Avoid labeling someone “evasive” in a filing unless the documented facts support that characterization and counsel agrees it is appropriate. Precise facts are more useful than conclusions. “Vehicle present, no response after three knocks, interior movement observed” is stronger than a vague statement that the person was hiding.
What to Do When the Pattern Is Clear
When multiple facts point to avoidance, speed and communication matter. Tell your process server about any upcoming hearing date, statutory deadline, known work schedule, security restrictions, or prior unsuccessful attempts. Do not hold back details because they seem minor. A building’s call-box procedure, a preferred parking area, or a regular pickup time can affect how an attempt is planned.
A standard service assignment may still be the right choice when the defendant’s availability is uncertain. More attempts at varied times can resolve many cases without additional measures. If the individual appears to be actively avoiding contact, a stakeout may be worth considering. Stakeout support is not a shortcut and is not necessary for every assignment. It is a focused option for situations where there is a verified location, a meaningful routine, and reason to believe the person can be encountered safely and lawfully.
The trade-off is straightforward: a stakeout can improve the chance of catching a narrow window of availability, but it requires more time and should be based on useful intelligence rather than guesswork. Transparent pricing and a clear plan help clients decide whether that investment makes sense for the case.
If the address itself appears unreliable, consider whether you need address research, a workplace attempt, or legal guidance about another authorized method of service.

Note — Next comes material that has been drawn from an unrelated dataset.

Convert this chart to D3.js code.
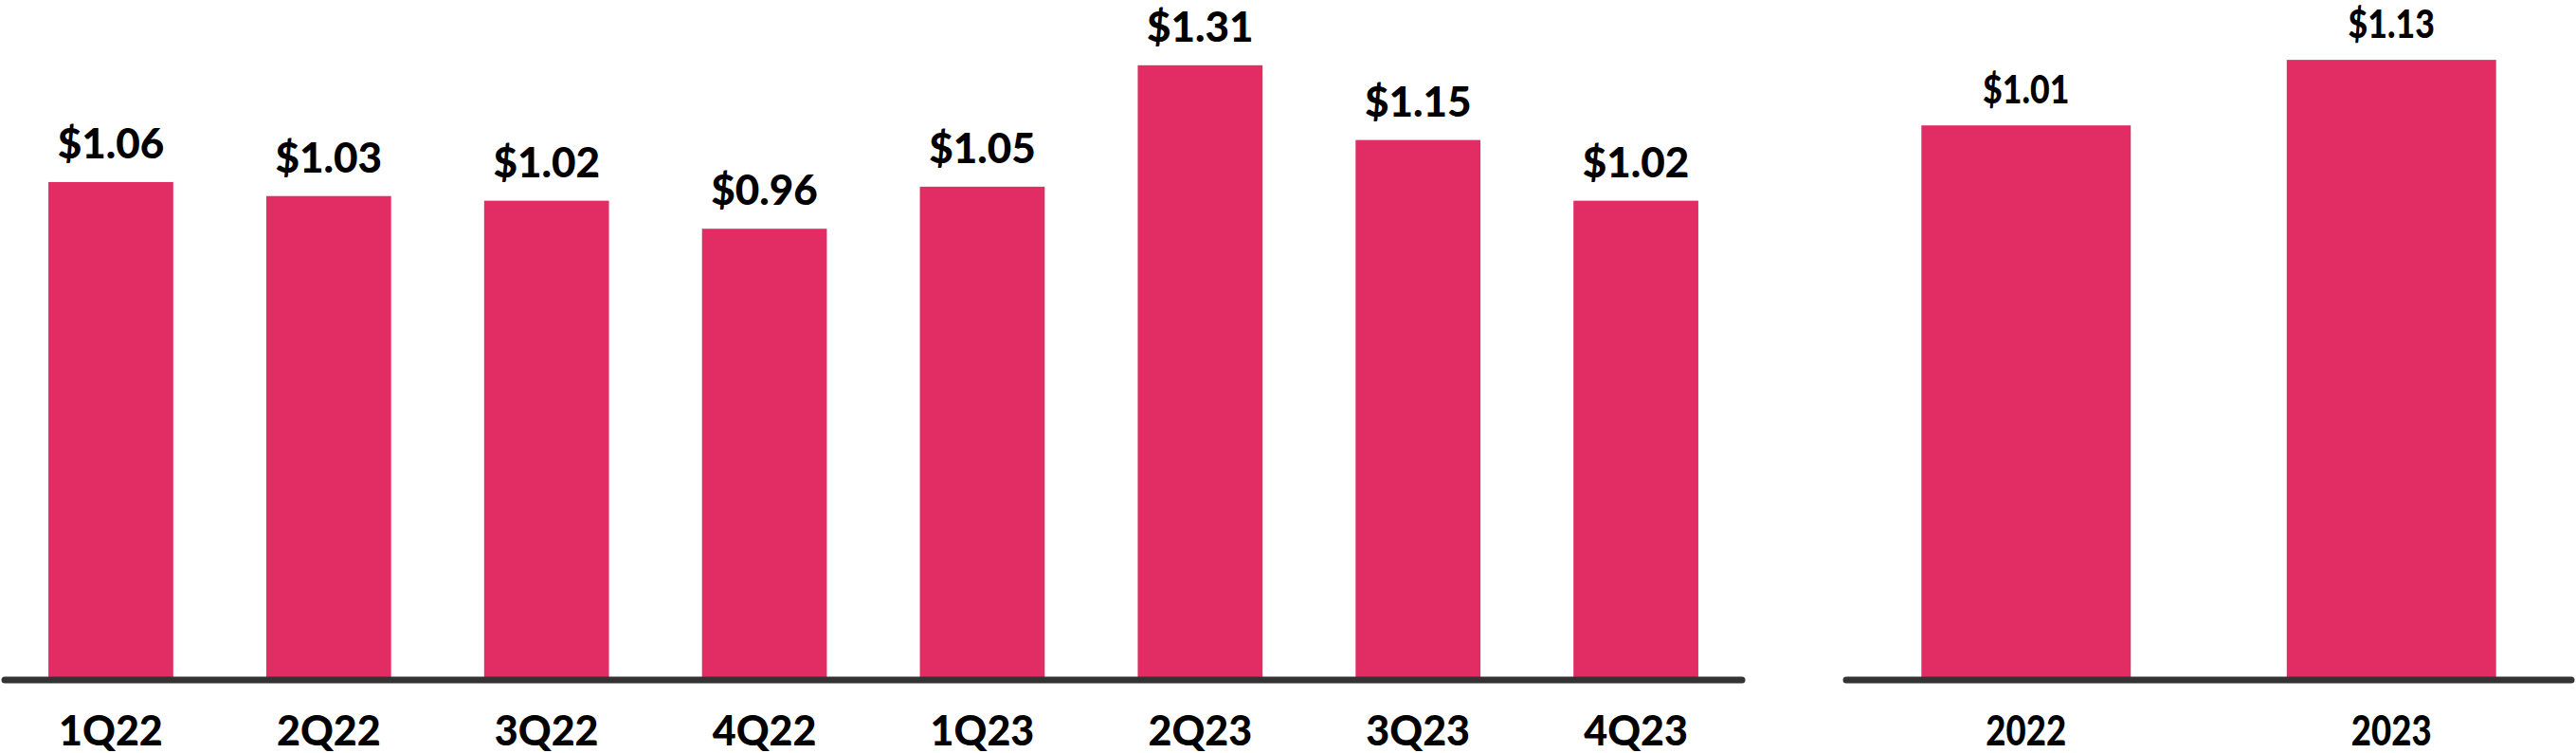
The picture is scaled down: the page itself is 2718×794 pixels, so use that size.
<!DOCTYPE html>
<html>
<head>
<meta charset="utf-8">
<script src="https://cdn.jsdelivr.net/npm/d3@7"></script>
<style>
  html, body { margin: 0; padding: 0; background: #ffffff; }
  svg { display: block; }
  text { font-family: "Lato", "Noto Sans", sans-serif; font-weight: 900; fill: #000; }
</style>
</head>
<body>
<svg id="chart" width="2718" height="794"></svg>
<script>
// Quarterly data (left panel)
const quarters = ["1Q22", "2Q22", "3Q22", "4Q22", "1Q23", "2Q23", "3Q23", "4Q23"];
const quarterValues = [1.06, 1.03, 1.02, 0.96, 1.05, 1.31, 1.15, 1.02];
// Annual data (right panel)
const years = ["2022", "2023"];
const yearValues = [1.01, 1.13];

const barColor = "#E12C64";
const axisColor = "#333333";
const svg = d3.select("#chart");
const fmt = v => "$" + d3.format(".2f")(v);

function panel(cats, vals, xRange, yTopAtOne, labelStretch, valSize, valGap) {
  const baseY = 714;
  const x = d3.scaleBand().domain(cats).range(xRange).paddingInner(0.427).paddingOuter(0.2135);
  const y = d3.scaleLinear().domain([0, 1]).range([baseY, yTopAtOne]);
  const g = svg.append("g");

  g.selectAll("rect.bar").data(vals).enter().append("rect")
    .attr("class", "bar")
    .attr("x", (d, i) => x(cats[i]))
    .attr("width", x.bandwidth())
    .attr("y", d => y(d))
    .attr("height", d => y(0) - y(d))
    .attr("fill", barColor);

  // axis line
  g.append("line")
    .attr("x1", xRange[0] + 3).attr("x2", xRange[1] - 3)
    .attr("y1", 717).attr("y2", 717)
    .attr("stroke", axisColor).attr("stroke-width", 7).attr("stroke-linecap", "round");

  // value labels
  g.selectAll("text.val").data(vals).enter().append("text")
    .attr("class", "val")
    .attr("text-anchor", "middle")
    .attr("font-size", valSize)
    .attr("transform", (d, i) => `translate(${x(cats[i]) + x.bandwidth() / 2},${y(d) - valGap}) scale(${labelStretch},1)`)
    .text(d => fmt(d));

  // category labels
  g.selectAll("text.cat").data(cats).enter().append("text")
    .attr("class", "cat")
    .attr("text-anchor", "middle")
    .attr("font-size", 43)
    .attr("transform", d => `translate(${x(d) + x.bandwidth() / 2},786) scale(${labelStretch},1)`)
    .text(d => d);
}

panel(quarters, quarterValues, [2, 1841], 714 - 492.5, 1, 44, 25);
panel(years, yearValues, [1945, 2716], 714 - 576, 0.85, 42, 23);
</script>
</body>
</html>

The correct option depends on the type of case, the court, the documents being served, and the facts developed through prior attempts. A process server can provide accurate field information, while an attorney can advise on the legal procedure for moving forward.
How Better Documentation Protects Your Case
Failed service is frustrating, but it can also create the record needed for the next step. Attempt details should be timely, specific, and readable. They should show that reasonable efforts were made without exaggeration, speculation, or personal commentary.
For legal professionals, that documentation reduces the scramble before a hearing. For self-represented parties, it provides a clearer explanation of what happened and what information may be needed next. It also prevents duplicate work when a new address, different service window, or alternate strategy becomes necessary.
Foxie Legal approaches difficult assignments with direct communication, documented attempts, and court-ready proofs designed to keep clients informed. When a defendant may be evasive, knowing what happened at the address is just as important as knowing that service was not completed.
The most helpful next move is usually not another blind attempt. It is a well-planned one, based on verified facts, realistic timing, and a record that gives your case a clear path forward.